Modern Iraq is, or was, a highly developed country with modern industries and an infrastructure that any citizen of north America or western Europe would recognise. Northern Kurds believe themselves to be a part of a greater Kurdistan also encompassing parts of Iran, Turkey, Syria and Armenia – certainly a more natural country than the Iraq devised by Britain carving up the Ottoman empire after the 1st World war. Iraq finds itself divided by the ancient schism within Islam between Shia and Sunni. The British had installed the Saud family in power in Arabia who were in league with the extremist Wahabi sect of Sunni Islam and had been looking for a power base since the 18th century. It made sense that Sunnis should also run Iraq even though the Shia were in the majority. The puppet regime under Faisal I guaranteed British control until formal independence in 1932. By the time the Baathists took over with CIA support in 1963, Sunni ascendancy had become institutionalised. When Shia Iran evicted the pro-Western Shah in 1979, it didn’t take much to goad an Iraqi government nervous of Shia revolt within its own borders to attempt an invasion. That war ground to a halt 8 years later and after the debacle of the invasion of Kuwait and the subsequent defeat by a US lead coalition, Iraq was convulsed by a Shia rebellion in the south centred on Basra. Western support for the uprising never materialised and it was put down with customary brutality. Why did Bush and Blair expect after invasion that Iraqis would depart from historical precedent and welcome an invasion that could only deprive Sunnis of power, prevent Shias from creating an Islamic republic on the Iranian model and provide everyone with an occupation they didn’t want. It’s no fun being occupied by a foreign army – ask anyone in West Belfast, Chechnya or the Occupied territories of Palestine. But no, Tony Blair believes, quite sincerely, that the British soldiers he has put in harms way in southern Iraq are bringing an end to the people’s problems there. How many of those soldiers have to die and how many local people do they have to kill before Blair recognises that their presence is part of the problem and nothing to do with a solution?

The inevitable result will be a western withdrawal from Iraq. This may be achieved under the guise of another ‘Mission Accomplished’ but be assured there will be no admission of defeat from Bush and Blair or their successors. This doesn’t mean that everyone else won’t regard the coalition as the losers. Al Qaeda will claim victory even though they’ve never had much support in Iraq, the victims of US imperialism the world over will feel a kind of justice has been done, but the millions of casualties in Iraq will be left with the bitter aftermath of a senseless reprisal for the horror of 9/11.

The war on terror never made much sense and if by the adventure in Iraq, we claimed to be bringing democracy to the middle east, then we have devalued the very civilisation that war purports to be defending.
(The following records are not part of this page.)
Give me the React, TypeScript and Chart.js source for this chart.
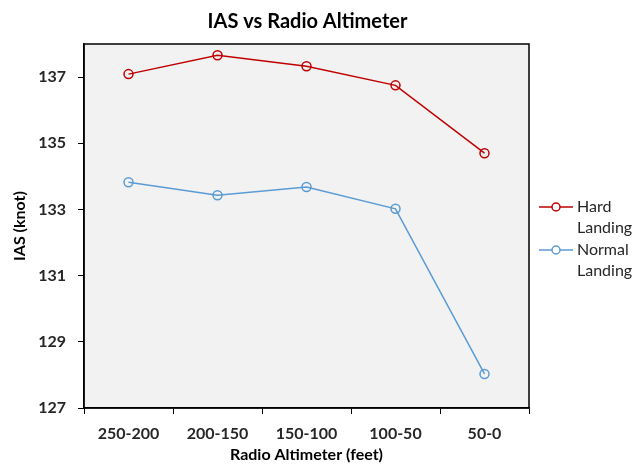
import React, { useEffect, useRef } from "react";
import { Chart, registerables } from "chart.js";

Chart.register(...registerables);

const categories = ["250-200", "200-150", "150-100", "100-50", "50-0"];
const hardLanding = [137.09, 137.66, 137.33, 136.75, 134.7];
const normalLanding = [133.82, 133.43, 133.68, 133.02, 128.03];
const seriesNames = [["Hard", "Landing"], ["Normal", "Landing"]];
const yTicks = [127, 129, 131, 133, 135, 137];
const chartTitle = "IAS vs Radio Altimeter";

const FONT = "Lato, 'Open Sans', 'DejaVu Sans', sans-serif";

const bgPlugin = {
  id: "plotBg",
  beforeDraw(chart: any) {
    const { ctx, chartArea } = chart;
    ctx.save();
    ctx.fillStyle = "#f2f2f2";
    ctx.fillRect(chartArea.left, chartArea.top, chartArea.right - chartArea.left, chartArea.bottom - chartArea.top);
    ctx.restore();
  },
  afterDatasetsDraw(chart: any) {
    const { ctx, chartArea } = chart;
    ctx.save();
    ctx.strokeStyle = "#000";
    ctx.lineWidth = 1.5;
    ctx.strokeRect(chartArea.left, chartArea.top, chartArea.right - chartArea.left, chartArea.bottom - chartArea.top);
    ctx.restore();
  },
};

const titlePlugin = {
  id: "centerTitle",
  afterDraw(chart: any) {
    const { ctx, chartArea } = chart;
    ctx.save();
    ctx.fillStyle = "#000";
    ctx.font = `bold 20px ${FONT}`;
    ctx.textAlign = "center";
    ctx.textBaseline = "middle";
    ctx.fillText(chartTitle, (chartArea.left + chartArea.right) / 2 + 1, 22);
    ctx.restore();
  },
};

const legendPlugin = {
  id: "wrapLegend",
  afterDraw(chart: any) {
    const { ctx } = chart;
    const x0 = chart.chartArea.right + 10;
    const startY = [207, 250];
    ctx.save();
    chart.data.datasets.forEach((ds: any, i: number) => {
      const y = startY[i];
      ctx.strokeStyle = ds.borderColor;
      ctx.lineWidth = 1.5;
      ctx.beginPath();
      ctx.moveTo(x0, y);
      ctx.lineTo(x0 + 34, y);
      ctx.stroke();
      ctx.beginPath();
      ctx.fillStyle = "#ffffff";
      ctx.arc(x0 + 17, y, 4, 0, Math.PI * 2);
      ctx.fill();
      ctx.stroke();
      ctx.fillStyle = "#262626";
      ctx.font = `16px ${FONT}`;
      ctx.textBaseline = "middle";
      ctx.textAlign = "left";
      seriesNames[i].forEach((t, j) => {
        ctx.fillText(t, x0 + 38, y + j * 21);
      });
    });
    ctx.restore();
  },
};

export default function App() {
  const ref = useRef<HTMLCanvasElement | null>(null);
  useEffect(() => {
    if (!ref.current) return;
    const chart = new Chart(ref.current, {
      type: "line",
      data: {
        labels: categories,
        datasets: [
          {
            label: seriesNames[0].join(" "),
            data: hardLanding,
            borderColor: "#c00000",
            backgroundColor: "#f2f2f2",
            borderWidth: 1.5,
            pointRadius: 4.5,
            pointBorderWidth: 1.5,
            pointBackgroundColor: "rgba(0,0,0,0)",
            tension: 0,
          },
          {
            label: seriesNames[1].join(" "),
            data: normalLanding,
            borderColor: "#5b9bd5",
            backgroundColor: "#f2f2f2",
            borderWidth: 1.5,
            pointRadius: 4.5,
            pointBorderWidth: 1.5,
            pointBackgroundColor: "rgba(0,0,0,0)",
            tension: 0,
          },
        ],
      },
      options: {
        animation: false,
        responsive: false,
        maintainAspectRatio: false,
        layout: { padding: { left: 0, right: 103, top: 44, bottom: 0 } },
        plugins: {
          legend: { display: false },
          tooltip: { enabled: false },
          title: { display: false },
        },
        scales: {
          x: {
            type: "category",
            offset: true,
            grid: {
              display: true,
              drawOnChartArea: false,
              drawTicks: true,
              tickLength: 6,
              offset: true,
              color: "#000",
            },
            border: { display: true, color: "#000", width: 1.5 },
            ticks: {
              color: "#262626",
              font: { family: FONT, size: 16, weight: "bold" },
              padding: 10,
              maxRotation: 0,
            },
            title: {
              display: true,
              text: "Radio Altimeter (feet)",
              color: "#000",
              font: { family: FONT, size: 16, weight: "bold" },
              padding: { top: 0, bottom: 0 },
            },
            afterFit(scale: any) {
              scale.height = 56;
            },
          },
          y: {
            type: "linear",
            min: 127,
            max: 138,
            afterBuildTicks(scale: any) {
              scale.ticks = yTicks.map((v) => ({ value: v }));
            },
            grid: {
              display: true,
              drawOnChartArea: false,
              drawTicks: true,
              tickLength: 6,
              color: "#000",
            },
            border: { display: true, color: "#000", width: 1.5 },
            ticks: {
              color: "#262626",
              font: { family: FONT, size: 16, weight: "bold" },
              padding: 12,
            },
            title: {
              display: true,
              text: "IAS (knot)",
              color: "#000",
              font: { family: FONT, size: 16, weight: "bold" },
              padding: { top: 10, bottom: 0 },
            },
            afterFit(scale: any) {
              scale.width = 84;
            },
          },
        },
      },
      plugins: [bgPlugin, titlePlugin, legendPlugin],
    } as any);
    return () => chart.destroy();
  }, []);
  return (
    <div style={{ position: "fixed", left: 0, top: 0, width: 632, height: 464, background: "#fff" }}>
      <canvas ref={ref} width={632} height={464} style={{ width: 632, height: 464 }} />
    </div>
  );
}
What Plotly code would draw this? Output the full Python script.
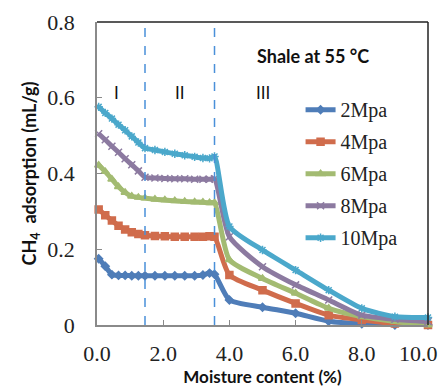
import plotly.graph_objects as go

# ---------------- data ----------------
x_low = [0.05, 0.25, 0.45, 0.65, 0.85, 1.05, 1.25, 1.45, 1.75, 2.05, 2.35, 2.65, 2.95, 3.2, 3.4, 3.55]
x_high = [4.0, 5.0, 6.0, 7.0, 8.0, 9.0, 10.0]

y_2 = [0.175, 0.155, 0.133, 0.131, 0.131, 0.13, 0.13, 0.13, 0.13, 0.13, 0.13, 0.13, 0.13, 0.132, 0.137, 0.134,
       0.066, 0.047, 0.031, 0.010, 0.003, 0.0, 0.0]
y_4 = [0.305, 0.29, 0.276, 0.262, 0.252, 0.245, 0.240, 0.237, 0.235, 0.234, 0.233, 0.233, 0.233, 0.233, 0.234, 0.233,
       0.132, 0.092, 0.057, 0.026, 0.013, 0.004, 0.0]
y_6 = [0.422, 0.405, 0.385, 0.365, 0.350, 0.340, 0.337, 0.335, 0.332, 0.330, 0.328, 0.326, 0.325, 0.324, 0.323, 0.323,
       0.172, 0.123, 0.084, 0.044, 0.022, 0.009, 0.0]
y_8 = [0.505, 0.489, 0.472, 0.456, 0.439, 0.423, 0.407, 0.390, 0.388, 0.387, 0.386, 0.386, 0.385, 0.385, 0.385, 0.386,
       0.233, 0.154, 0.106, 0.066, 0.026, 0.015, 0.009]
y_10 = [0.576, 0.560, 0.545, 0.529, 0.514, 0.498, 0.482, 0.467, 0.462, 0.457, 0.452, 0.448, 0.444, 0.441, 0.440, 0.445,
        0.260, 0.198, 0.145, 0.092, 0.044, 0.022, 0.020]

series_names = ["2Mpa", "4Mpa", "6Mpa", "8Mpa", "10Mpa"]
series_values = [y_2, y_4, y_6, y_8, y_10]

x_ticks = [0, 2, 4, 6, 8, 10]
x_ticklabels = ["0.0", "2.0", "4.0", "6.0", "8.0", "10.0"]
y_ticks = [0, 0.2, 0.4, 0.6, 0.8]
y_ticklabels = ["0", "0.2", "0.4", "0.6", "0.8"]

boundaries = [1.45, 3.55]
region_labels = ["I", "II", "III"]
region_x = [0.6, 2.5, 5.0]

# ---------------- style ----------------
colors = ["#4F7DB8", "#D06C4C", "#A3BB72", "#8C7AA0", "#4BA8CB"]
symbols = ["diamond", "square", "triangle-up", "x-thin-open", "asterisk-open"]
msizes = [6, 7, 7, 7, 7]

xs = x_low + x_high
fig = go.Figure()
for name, ys, c, s, ms in zip(series_names, series_values, colors, symbols, msizes):
    fig.add_trace(go.Scatter(
        x=xs, y=ys, name=name, mode="lines+markers", legendgroup=name,
        line=dict(color=c, width=5, shape="spline", smoothing=0.6),
        marker=dict(symbol=s, size=ms, color=c, line=dict(color=c, width=1.5)),
        cliponaxis=False,
    ))

for b in boundaries:
    fig.add_shape(type="line", xref="x", yref="y", x0=b, x1=b, y0=0, y1=0.8,
                  line=dict(color="#4A90D9", width=1.5, dash="dash"))

for lab, rx in zip(region_labels, region_x):
    fig.add_annotation(x=rx, y=0.615, xref="x", yref="y", text=lab, showarrow=False,
                       font=dict(family="Lato", size=17, color="#111"))

fig.add_annotation(x=0.653, y=0.93, xref="paper", yref="paper", text="<b>Shale at 55 °C</b>",
                   showarrow=False, font=dict(family="Lato", size=18, color="#111"))

# the last x tick label sits at the right edge of the picture: keep it fully inside
tick_font = dict(family="Liberation Serif", size=22, color="#222")
shown_ticktext = x_ticklabels[:-1] + [""]
fig.add_annotation(x=x_ticks[-1], y=0, xref="x", yref="y", text=x_ticklabels[-1],
                   showarrow=False, xanchor="right", yanchor="top", xshift=12, yshift=-14,
                   font=tick_font)

# black top/right border
fig.add_shape(type="line", xref="paper", yref="paper", x0=0, x1=1, y0=1, y1=1,
              line=dict(color="#222", width=1.5))
fig.add_shape(type="line", xref="paper", yref="paper", x0=1, x1=1, y0=0, y1=1,
              line=dict(color="#222", width=1.5))

fig.update_layout(
    width=441, height=391,
    margin=dict(l=97, r=13, t=22, b=66),
    plot_bgcolor="white", paper_bgcolor="white",
    showlegend=True,
    legend=dict(x=0.615, y=0.775, xanchor="left", yanchor="top",
                font=dict(family="Liberation Serif", size=20, color="#222"),
                bgcolor="rgba(0,0,0,0)", tracegroupgap=3),
    xaxis=dict(range=[0, 10], tickvals=x_ticks, ticktext=shown_ticktext,
               ticks="inside", ticklen=5, tickcolor="#8a8a8a", automargin=False,
               showline=True, linecolor="#8a8a8a", linewidth=1.5, showgrid=False, zeroline=False,
               tickfont=tick_font,
               ticklabelstandoff=8, ticklabeloverflow="allow",
               title=dict(text="<b>Moisture content (%)</b>", standoff=4,
                          font=dict(family="Lato", size=17, color="#111"))),
    yaxis=dict(range=[0, 0.8], tickvals=y_ticks, ticktext=y_ticklabels,
               ticks="inside", ticklen=5, tickcolor="#8a8a8a", automargin=False,
               showline=True, linecolor="#8a8a8a", linewidth=1.5, showgrid=False, zeroline=False,
               tickfont=tick_font,
               ticklabelstandoff=16,
               title=dict(text="<b>CH<sub>4</sub>  adsorption (mL/g)</b>", standoff=6,
                          font=dict(family="Lato", size=18, color="#111"))),
)

fig.write_html("out.html")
How can the subjects of the next pre-emptive invasion be expected to believe that democracy will do them any good after the mass murder it has brought to Iraq?

It’s not good enough for Blair to ‘sincerely’ believe that Britain is under imminent threat from another country in order to go to war. There are rules, laws even that govern international behaviour and they should be strengthened and respected.